Stored rows ▸
|---|

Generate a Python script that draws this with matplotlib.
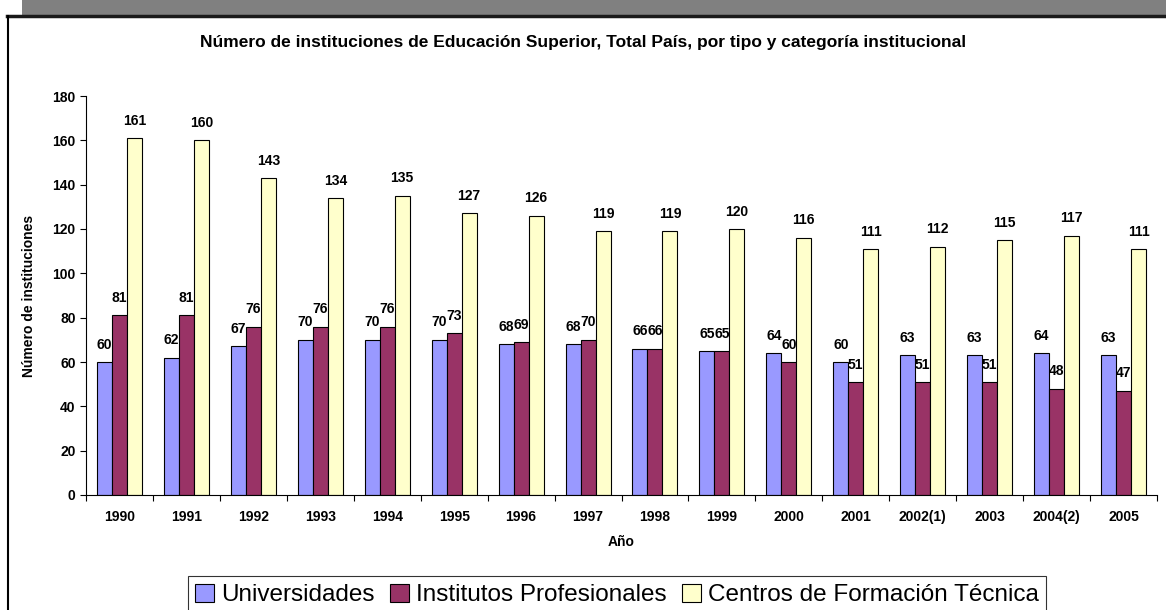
import numpy as np
import matplotlib.pyplot as plt
from matplotlib.patches import Rectangle
from matplotlib.lines import Line2D

plt.rcParams['font.family'] = ['Liberation Sans', 'DejaVu Sans']

anios = ['1990', '1991', '1992', '1993', '1994', '1995', '1996', '1997',
         '1998', '1999', '2000', '2001', '2002(1)', '2003', '2004(2)', '2005']
universidades = [60, 62, 67, 70, 70, 70, 68, 68, 66, 65, 64, 60, 63, 63, 64, 63]
institutos = [81, 81, 76, 76, 76, 73, 69, 70, 66, 65, 60, 51, 51, 51, 48, 47]
centros = [161, 160, 143, 134, 135, 127, 126, 119, 119, 120, 116, 111, 112, 115, 117, 111]

series = ['Universidades', 'Institutos Profesionales', 'Centros de Formación Técnica']
colores = ['#9999FF', '#993366', '#FFFFCC']

fig = plt.figure(figsize=(11.66, 6.10), dpi=100)

# marco de fondo: banda gris arriba y recuadro con borde negro
fig.patches.append(Rectangle((22 / 1166, 1 - 15 / 610), 1, 15 / 610,
                             transform=fig.transFigure, facecolor='#808080',
                             edgecolor='none', zorder=0))
fig.add_artist(Line2D([7 / 1166, 1], [1 - 16 / 610, 1 - 16 / 610],
                      transform=fig.transFigure, color='#1a1a1a', lw=2.5))
fig.add_artist(Line2D([8 / 1166, 8 / 1166], [0, 1 - 16 / 610],
                      transform=fig.transFigure, color='black', lw=1.5))

ax = fig.add_axes([86 / 1166, 1 - 495 / 610, (1157 - 86) / 1166, (495 - 96) / 610])

x = np.arange(len(anios))
ancho = 0.224
datos = [universidades, institutos, centros]
for i, (vals, col, nom) in enumerate(zip(datos, colores, series)):
    pos = x + (i - 1) * ancho
    ax.bar(pos, vals, width=ancho, color=col, edgecolor='black', linewidth=0.8,
           label=nom, zorder=2)
    for px, v in zip(pos, vals):
        ax.annotate(str(v), (px, v), xytext=(0, 7.5), textcoords='offset points',
                    ha='center', va='bottom', fontsize=10, fontweight='bold')

ax.set_xlim(-0.5, len(anios) - 0.5)
ax.set_ylim(0, 180)
ax.set_yticks(range(0, 181, 20))
ax.set_xticks(np.arange(len(anios) + 1) - 0.5, minor=False)
ax.set_xticklabels([])
ax.set_xticks(x, minor=True)
ax.set_xticklabels(anios, minor=True, fontsize=10, fontweight='bold')
ax.tick_params(axis='x', which='minor', length=0, pad=11)
ax.tick_params(axis='x', which='major', length=4, direction='out')
ax.tick_params(axis='y', length=4, direction='out', labelsize=10)
for lab in ax.get_yticklabels():
    lab.set_fontweight('bold')

ax.spines['top'].set_visible(False)
ax.spines['right'].set_visible(False)

ax.set_xlabel('Año', fontsize=10, fontweight='bold', labelpad=8)
ax.set_ylabel('Número de instituciones', fontsize=10, fontweight='bold', labelpad=12)
fig.text(0.5, 1 - 43 / 610, 'Número de instituciones de Educación Superior, Total País, por tipo y categoría institucional',
         ha='center', va='center', fontsize=12.5, fontweight='bold')

leg = fig.legend(loc='lower center', bbox_to_anchor=(617 / 1166, -0.026), ncol=3,
                 fontsize=17.5, frameon=True, fancybox=False, edgecolor='black',
                 handlelength=0.8, handleheight=0.8, handletextpad=0.3,
                 columnspacing=0.6, borderpad=0.3)
leg.get_frame().set_linewidth(0.8)

fig.savefig('out.png', dpi=100)
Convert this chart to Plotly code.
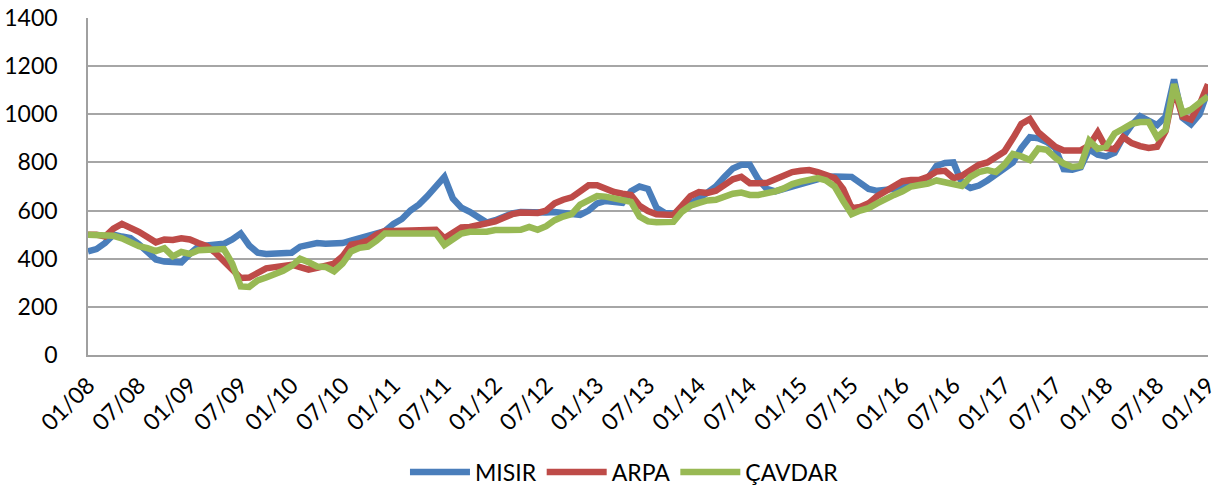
import plotly.graph_objects as go

# Monthly categories 01/08 .. 01/19
categories = [f"{m:02d}/{y:02d}" for y in range(8, 19) for m in range(1, 13)] + ["01/19"]
tick_labels = ["01/08", "07/08", "01/09", "07/09", "01/10", "07/10", "01/11", "07/11",
               "01/12", "07/12", "01/13", "07/13", "01/14", "07/14", "01/15", "07/15",
               "01/16", "07/16", "01/17", "07/17", "01/18", "07/18", "01/19"]

misir = [430, 440, 465, 500, 492, 486, 460, 425, 397, 388, 385, 385, 420, 450, 455, 458,
         462, 480, 505, 455, 425, 420, 420, 420, 425, 450, 460, 465, 462, 462, 465, 475,
         485, 495, 505, 515, 545, 565, 600, 625, 660, 700, 740, 650, 612, 595, 570, 550,
         560, 575, 588, 594, 592, 590, 592, 594, 588, 582, 582, 600, 630, 640, 636, 632,
         680, 700, 690, 612, 590, 588, 600, 630, 650, 672, 700, 740, 775, 790, 790, 730,
         690, 680, 690, 700, 710, 720, 730, 740, 742, 742, 740, 715, 690, 682, 684, 690,
         700, 712, 720, 735, 785, 798, 800, 715, 694, 704, 725, 750, 770, 800, 860, 905,
         900, 885, 860, 772, 770, 780, 855, 832, 825, 840, 905, 955, 992, 970, 955, 990,
         1145, 985, 958, 1000, 1100]

arpa = [500, 500, 492, 525, 545, 530, 512, 490, 468, 480, 478, 485, 480, 465, 452, 425,
        390, 355, 320, 322, 345, 360, 365, 368, 375, 365, 355, 362, 370, 380, 410, 458,
        465, 475, 500, 515, 515, 517, 520, 520, 520, 520, 485, 510, 530, 532, 540, 545,
        555, 570, 585, 592, 594, 590, 600, 630, 645, 655, 680, 705, 705, 690, 677, 670,
        665, 620, 598, 585, 582, 582, 620, 660, 677, 673, 682, 705, 730, 740, 714, 714,
        715, 730, 748, 760, 765, 768, 760, 748, 735, 690, 610, 615, 630, 660, 680, 700,
        722, 727, 728, 740, 762, 765, 735, 745, 770, 790, 800, 825, 845, 900, 960, 980,
        925, 895, 865, 850, 850, 850, 870, 925, 860, 855, 905, 880, 868, 860, 865, 930,
        1105, 990, 978, 1040, 1125]

cavdar = [500, 500, 500, 495, 485, 465, 452, 444, 432, 444, 410, 428, 420, 435, 438, 440,
          440, 380, 285, 283, 310, 322, 335, 350, 370, 400, 385, 368, 366, 348, 380, 430,
          445, 450, 475, 505, 505, 505, 505, 505, 505, 505, 457, 485, 505, 512, 512, 512,
          519, 519, 519, 520, 532, 520, 535, 560, 575, 585, 625, 645, 660, 658, 650, 648,
          636, 575, 555, 552, 552, 553, 595, 620, 632, 642, 645, 658, 670, 675, 665, 665,
          670, 680, 692, 710, 720, 728, 735, 725, 700, 640, 585, 600, 610, 630, 650, 665,
          680, 700, 706, 712, 725, 718, 705, 702, 740, 760, 768, 760, 790, 835, 825, 810,
          858, 852, 820, 795, 781, 785, 890, 856, 865, 920, 940, 960, 968, 968, 905, 935,
          1125, 1005, 1020, 1045, 1075]

series = [("MISIR", misir, "#4A7EBB"), ("ARPA", arpa, "#BE4B48"), ("ÇAVDAR", cavdar, "#98B954")]

fig = go.Figure()
for name, vals, color in series:
    fig.add_trace(go.Scatter(x=categories, y=vals, mode="lines", name=name,
                             line=dict(color=color, width=6.5)))

font = dict(family="Lato, 'Open Sans', sans-serif", size=23, color="#000000")
fig.update_layout(
    width=1220, height=488,
    margin=dict(l=88, r=12, t=18, b=133, autoexpand=False),
    paper_bgcolor="white", plot_bgcolor="white",
    font=font,
    showlegend=True,
    legend=dict(orientation="h", x=0.479, xanchor="center", y=-0.347, yanchor="middle",
                font=font, itemwidth=60, traceorder="normal"),
    xaxis=dict(type="category", range=[0, len(categories) - 1], tickmode="array",
               tickvals=tick_labels, ticktext=tick_labels, tickangle=-45,
               showgrid=False, showline=True, linecolor="#A0A0A0", linewidth=1.5,
               ticks="", tickfont=font, automargin=False, ticklabelstandoff=6,
               ticklabeloverflow="allow"),
    yaxis=dict(range=[0, 1400], dtick=200, showgrid=True, gridcolor="#A6A6A6", gridwidth=1.5,
               showline=True, linecolor="#A0A0A0", linewidth=1.5, ticks="",
               zeroline=False, tickfont=font, ticklabelstandoff=24, automargin=False,
               ticklabeloverflow="allow"),
)

fig.write_html("out.html",
               config={"displayModeBar": False},
               post_script="document.body.style.margin='0';document.body.style.overflow='hidden';")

|---|

Task brief ▸
All lines from the start of the entries through the one with "plt.rcParams['font.family'] = ['Liberation" are to be output exactly; omit the pictures.

Written answer ▸
Generate a Python script that draws this with matplotlib.
import numpy as np
import matplotlib.pyplot as plt
from matplotlib.patches import Rectangle
from matplotlib.lines import Line2D

plt.rcParams['font.family'] = ['Liberation Sans', 'DejaVu Sans']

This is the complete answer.